There are places where Black folks connect and are good to one another, yet in many urban areas that is not the case, I am sad to say. Obviously there are a myriad of reasons for why our young are hell bent on destruction but coming from Chicago and being where I am now a place that while it lacks diversity and a few other things gives me a pace of life I do like. I think for now I am going to stay where I am until the wind blows me in a new direction.

Diversity cometh this way

Just a quickie today since I am off to conduct a training and feeling a tad under the weather. Portland is Maine’s largest city at roughly 65,000 inhabitants which really tells you how small this state is with a mere 1.5 million folks in a space that is as large as the other 5 New England states combined.

Anyway folks are often curious about how a Black woman (from Chicago of all places) can actually end up in Maine and moreso not want to slit her wrists…well its not easy but for the most part I like living here though I wish we did have a tad more diversity. That said, Portland our largest city and a mere minutes from my little town is about to get its first Black police chief. Check out this story, yep, James Craig a brotha from Los Angeles who currently oversees the gang and homicide unit in LA has decided to come to Maine.

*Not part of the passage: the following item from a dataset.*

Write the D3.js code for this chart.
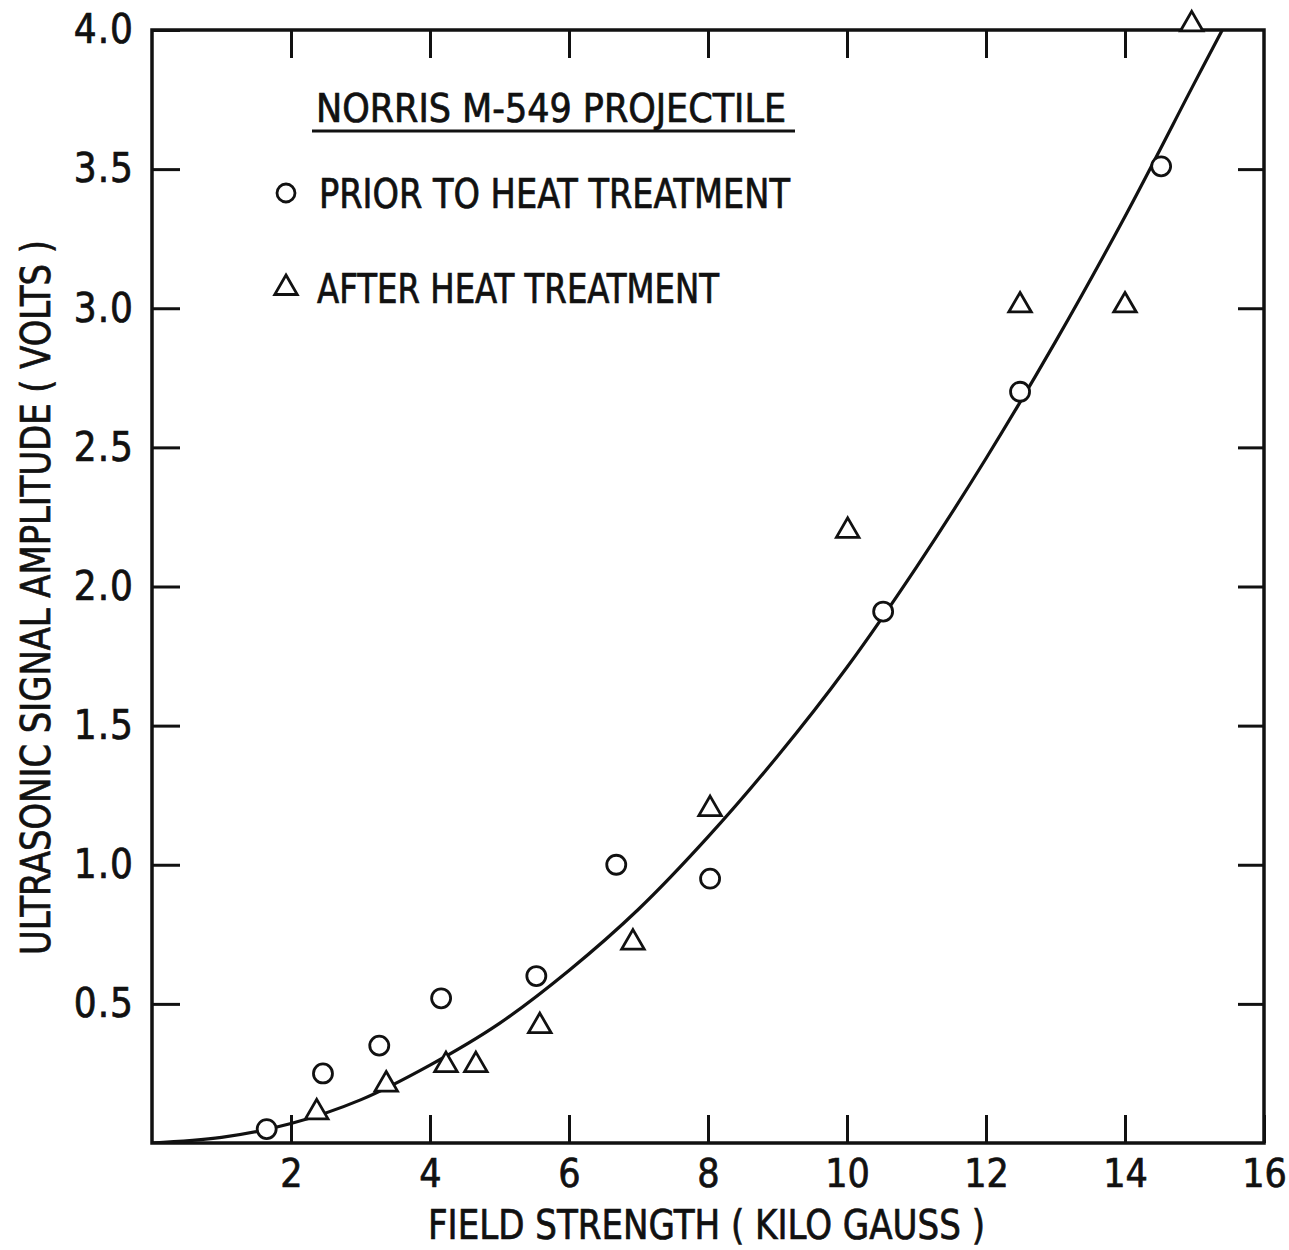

According to the local media, he wanted a change of pace and even though he will be taking a substantial pay cut to be the top dog , I hope things work out well for him. Its funny because Portland also as a Black mayor, one Jill Duson who having met in passing once at a local event is a decent sista from what I can tell.

Strange, how in the whitest state, 2 of our largest cities, Portland and Auburn both have Black mayors and now we add a Black police chief.  Change is indeed a coming to a town near you, Black president, mayors in white states and so the list goes.

I’m just being silly but I just wanted to share that piece of news. All jokes aside, congrats Chief Craig and welcome to Maine.